Tea Party triumph — for now
Another round of GOP primaries produces even more major races for Republicans to worry about this fall
Topics: 2010 Elections, War Room, Charlie Crist, John McCain, R-Ariz., Marco Rubio, Tea Parties, Joe Miller, Politics News
Surrounded by family, Republican gubernatorial candidate Rick Scott celebrates with supporters Tuesday, Aug. 24, 2010, in Fort Lauderdale, Fla. Florida's Republican voters chose Scott over career public servant Bill McCollum as their candidate for governor. (AP Photo/Wilfredo Lee)(Credit: AP)Not for the first time this year, I woke up today — the morning after several more states held Republican primaries — and found myself thinking of Oliver North. It’s been 16 years since the former Iran-Contra figure was rejected by Virginia’s electorate, but the example of his failed U.S. Senate campaign is more pertinent than ever.

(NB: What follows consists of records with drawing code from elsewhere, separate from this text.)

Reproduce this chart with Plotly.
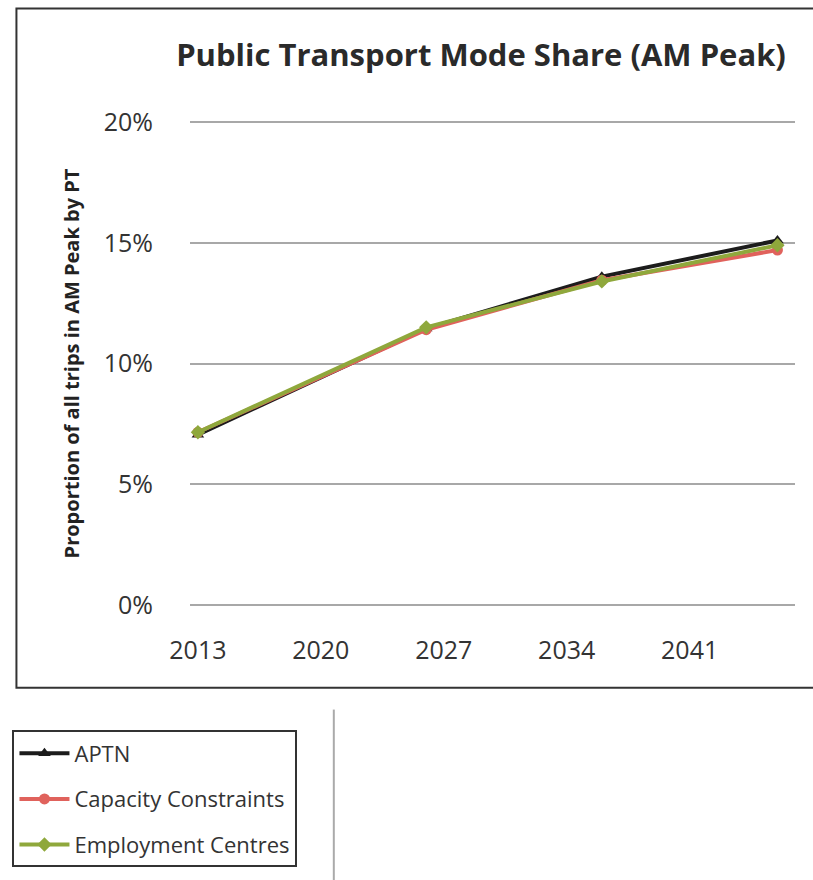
import plotly.graph_objects as go

# Modelled public transport share of AM peak trips, by scenario
years = [2013, 2026, 2036, 2046]
aptn = [7.05, 11.45, 13.6, 15.1]
capacity_constraints = [7.15, 11.4, 13.45, 14.7]
employment_centres = [7.15, 11.5, 13.4, 14.9]

x_ticks = [2013, 2020, 2027, 2034, 2041]
y_ticks = [0, 5, 10, 15, 20]
y_tick_labels = ["0%", "5%", "10%", "15%", "20%"]

W, H = 813, 880
L, R, T, B = 185, 18, 121, 272
PW, PH = W - L - R, H - T - B


def px(x):
    return (x - L) / PW


def py(y):
    return (H - B - y) / PH


FONT = "Open Sans"

fig = go.Figure()
series = [
    ("APTN", aptn, "#1c1c1c", "triangle-up"),
    ("Capacity Constraints", capacity_constraints, "#e0625c", "circle"),
    ("Employment Centres", employment_centres, "#8fa83c", "diamond"),
]
for name, vals, color, sym in series:
    fig.add_trace(go.Scatter(
        x=years, y=vals, name=name, legendgroup=name,
        mode="lines+markers",
        line=dict(color=color, width=4),
        marker=dict(symbol=sym, size=11, color=color),
    ))

fig.update_layout(
    width=W, height=H,
    margin=dict(l=L, r=R, t=T, b=B),
    paper_bgcolor="white", plot_bgcolor="white",
    title=dict(
        text="<b>Public Transport Mode Share (AM Peak)</b>",
        xref="container", x=481 / W, xanchor="center",
        y=1 - 55 / H, yanchor="middle",
        font=dict(family=FONT, size=31, color="#2a2a2a"),
    ),
    xaxis=dict(
        range=[2012.55, 2047], tickvals=x_ticks, showgrid=False,
        zeroline=False, showline=False, ticks="", ticklabelstandoff=27,
        tickfont=dict(family=FONT, size=25, color="#333"),
    ),
    yaxis=dict(
        range=[-0.05, 20.05], tickvals=y_ticks, ticktext=y_tick_labels,
        showgrid=True, gridcolor="#a8a8a8", gridwidth=2,
        zeroline=False, showline=False, ticks="", ticklabelstandoff=36,
        tickfont=dict(family=FONT, size=25, color="#333"),
        title=dict(
            text="<b>Proportion of all trips in AM Peak by PT</b>",
            font=dict(family=FONT, size=20, color="#222"), standoff=18,
        ),
    ),
    legend=dict(
        x=px(6), xanchor="left", y=py(733), yanchor="top",
        bordercolor="#333", borderwidth=2, bgcolor="white",
        font=dict(family=FONT, size=22, color="#333"),
        tracegroupgap=14, itemwidth=50,
    ),
    showlegend=True,
)

# Chart area frame and separator line
fig.add_shape(type="rect", xref="paper", yref="paper",
              x0=px(10), x1=px(830), y0=py(690), y1=py(8),
              line=dict(color="#333", width=2), layer="below")
fig.add_shape(type="line", xref="paper", yref="paper",
              x0=px(330), x1=px(330), y0=py(712), y1=py(885),
              line=dict(color="#aaa", width=2))

fig.write_html("out.html")
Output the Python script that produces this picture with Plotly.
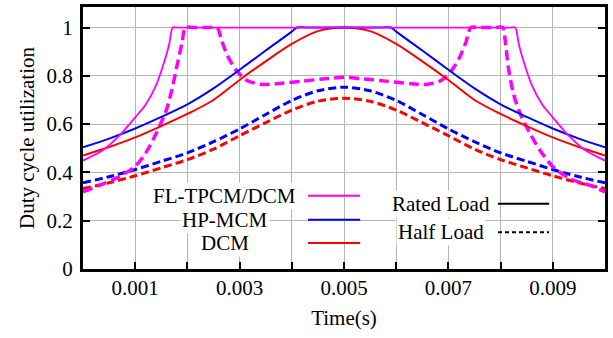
import plotly.graph_objects as go

# ---- data ----
t_std = [0, 0.0005, 0.001, 0.0015, 0.002, 0.0025, 0.003, 0.0035, 0.004, 0.0045, 0.005,
         0.0055, 0.006, 0.0065, 0.007, 0.0075, 0.008, 0.0085, 0.009, 0.0095, 0.01]

dcm_rated = [0.470, 0.505, 0.545, 0.592, 0.642, 0.700, 0.783, 0.860, 0.932, 0.985, 1.000,
             0.985, 0.932, 0.860, 0.783, 0.700, 0.642, 0.592, 0.545, 0.505, 0.470]
dcm_half = [0.333, 0.357, 0.386, 0.419, 0.453, 0.496, 0.552, 0.606, 0.658, 0.695, 0.707,
            0.695, 0.658, 0.606, 0.552, 0.496, 0.453, 0.419, 0.386, 0.357, 0.333]
hp_half = [0.357, 0.382, 0.412, 0.446, 0.481, 0.527, 0.580, 0.640, 0.698, 0.738, 0.753,
           0.738, 0.698, 0.640, 0.580, 0.527, 0.481, 0.446, 0.412, 0.382, 0.357]

t_hp_rated = [0, 0.0005, 0.001, 0.0015, 0.002, 0.0025, 0.003, 0.0035, 0.004, 0.0041, 0.0043,
              0.0057, 0.0059, 0.006, 0.0065, 0.007, 0.0075, 0.008, 0.0085, 0.009, 0.0095, 0.01]
hp_rated = [0.504, 0.540, 0.582, 0.630, 0.682, 0.748, 0.825, 0.905, 0.983, 1.0, 1.0,
            1.0, 1.0, 0.983, 0.905, 0.825, 0.748, 0.682, 0.630, 0.582, 0.540, 0.504]

t_fl_rated = [0, 0.0004, 0.0007, 0.001, 0.0012, 0.0014, 0.00156, 0.00165, 0.00172, 0.0018,
              0.0082, 0.00828, 0.00835, 0.00844, 0.0086, 0.0088, 0.009, 0.0093, 0.0096, 0.01]
fl_rated = [0.449, 0.495, 0.553, 0.628, 0.680, 0.760, 0.860, 0.930, 1.0, 1.0,
            1.0, 1.0, 0.930, 0.860, 0.760, 0.680, 0.628, 0.553, 0.495, 0.449]

t_fl_half = [0, 0.0003, 0.0006, 0.001, 0.0012, 0.0014, 0.0016, 0.0017, 0.0018, 0.0019, 0.00196,
             0.0021, 0.0024, 0.00257, 0.00266, 0.00279, 0.00295, 0.00314, 0.0034, 0.0037,
             0.0042, 0.0047, 0.005,
             0.0053, 0.0058, 0.0063, 0.0066, 0.00686, 0.00705, 0.00721, 0.00734, 0.00743,
             0.0076, 0.0079, 0.00804, 0.00809, 0.00815, 0.00825, 0.00838, 0.00857, 0.00876,
             0.00901, 0.00933, 0.00971, 0.01]
fl_half = [0.319, 0.345, 0.372, 0.425, 0.480, 0.560, 0.660, 0.740, 0.840, 0.940, 1.0,
           1.0, 1.0, 1.0, 0.942, 0.874, 0.819, 0.781, 0.765, 0.767,
           0.778, 0.789, 0.794,
           0.789, 0.778, 0.767, 0.765, 0.781, 0.819, 0.874, 0.942, 1.0,
           1.0, 1.0, 1.0, 0.942, 0.833, 0.723, 0.641, 0.559, 0.490,
           0.422, 0.374, 0.346, 0.319]

x_tickvals = [0.001, 0.002, 0.003, 0.004, 0.005, 0.006, 0.007, 0.008, 0.009]
x_ticktext = ["0.001", "", "0.003", "", "0.005", "", "0.007", "", "0.009"]
y_tickvals = [0, 0.2, 0.4, 0.6, 0.8, 1]
y_ticktext = ["0", "0.2", "0.4", "0.6", "0.8", "1"]

MAG, BLU, RED = "#ff00ff", "#0000ff", "#ff0000"
FONT = "Liberation Serif, Times New Roman, serif"

fig = go.Figure()

def add(x, y, color, width, dash=None):
    fig.add_trace(go.Scatter(x=x, y=y, mode="lines",
                             line=dict(color=color, width=width, dash=dash or "solid",
                                       shape="spline", smoothing=0.8),
                             showlegend=False, hoverinfo="skip"))

add(t_std, dcm_half, RED, 3, "8px,4px")
add(t_std, hp_half, BLU, 3, "8px,4px")
add(t_fl_half, fl_half, MAG, 3.5, "10px,5px")
add(t_std, dcm_rated, RED, 2)
add(t_hp_rated, hp_rated, BLU, 2)
add(t_fl_rated, fl_rated, MAG, 1.8)

fig.update_layout(
    width=613, height=338,
    margin=dict(l=83, r=8, t=4, b=69),
    paper_bgcolor="white", plot_bgcolor="white",
    font=dict(family=FONT, size=21, color="black"),
    xaxis=dict(range=[0, 0.01], tickvals=x_tickvals, ticktext=x_ticktext,
               showgrid=True, gridcolor="#b4b4b4", gridwidth=1,
               ticks="inside", ticklen=7, tickwidth=2, tickcolor="black",
               showline=True, linecolor="black", linewidth=3, mirror=True,
               zeroline=False, ticklabelstandoff=-2,
               title=dict(text="Time(s)", standoff=12, font=dict(size=21))),
    yaxis=dict(range=[0, 1.085], tickvals=y_tickvals, ticktext=y_ticktext,
               showgrid=True, gridcolor="#b4b4b4", gridwidth=1,
               ticks="inside", ticklen=7, tickwidth=2, tickcolor="black",
               showline=True, linecolor="black", linewidth=3, mirror="ticks",
               zeroline=False, ticklabelstandoff=3,
               title=dict(text="Duty cycle utilization", standoff=7, font=dict(size=21))),
)

# legend (drawn manually to match the reference layout)
leg_left = [("FL-TPCM/DCM", MAG, 0.280), ("HP-MCM", BLU, 0.188), ("DCM", RED, 0.099)]
for txt, col, yy in leg_left:
    fig.add_annotation(x=0.272, y=yy, xref="paper", yref="paper", text=txt,
                       showarrow=False, xanchor="center", yanchor="middle",
                       font=dict(size=21, family=FONT), bgcolor="white")
    fig.add_shape(type="line", xref="paper", yref="paper", x0=0.431, x1=0.531,
                  y0=yy, y1=yy, line=dict(color=col, width=2))

leg_right = [("Rated Load", "solid", 0.249), ("Half Load", "4px,3px", 0.140)]
for txt, dsh, yy in leg_right:
    fig.add_annotation(x=0.685, y=yy, xref="paper", yref="paper", text=txt,
                       showarrow=False, xanchor="center", yanchor="middle",
                       font=dict(size=21, family=FONT), bgcolor="white")
    fig.add_shape(type="line", xref="paper", yref="paper", x0=0.795, x1=0.893,
                  y0=yy, y1=yy, line=dict(color="black", width=2, dash=dsh))

fig.write_html("out.html")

North, for those who’ve forgotten, squandered what should have been an unlosable election for the GOP in 1994. He was running in a red state (Virginia, then not nearly as purple as it is today), against a badly damaged Democratic incumbent (Chuck Robb, his reputation sullied by stories about wiretapping and marital infidelity), and in a national climate ridiculously slanted toward the GOP (it was Bill Clinton’s midterm). Against any generic Republican nominee, Robb would have lost — and badly.
But North wasn’t any generic Republican: The taint of Iran-Contra and his embrace of his party’s far-right fringe enabled Robb to turn the race into a referendum on his opponent — and to win. The silver lining for Republicans, of course, was that North was an aberration: Just about everywhere else in ’94, vulnerable Democrats fell, allowing Republicans to take back the House and Senate and a host of governorships.
On the surface, the parallels to ’94 are striking: A first-term Democratic president with middling poll numbers, big Democratic majorities in the House and Senate, and a reinvigorated GOP base. The basic recipe is in place for a similarly seismic GOP victory. But as Tuesday night’s results reminded us (yet again), there’s a potentially big difference: This year, the GOP has nominated a whole bunch of Oliver Norths — Tea Party-backed candidates who are seriously jeopardizing the party’s prospects in races that should be gimmes.
Take Rick Scott, the controversial healthcare executive who knocked off the GOP establishment’s favorite, Bill McCollum, in Florida’s gubernatorial primary. The difference in each GOP candidate’s fall prospects is jarring. In a recent poll, McCollum was running neck-and-neck with the Democratic nominee, Alex Sink — but Scott trailed by 16 points. The GOP electorate’s embrace of Scott, who was forced out of Columbia/HCA when the company was ensnared in a massive fraud investigation in the 1990s, is reminiscent of North’s nomination in Virginia 16 years ago. Then as now, the GOP base could have tabbed an electable, (relatively) mainstream candidate, but hubris got in the way.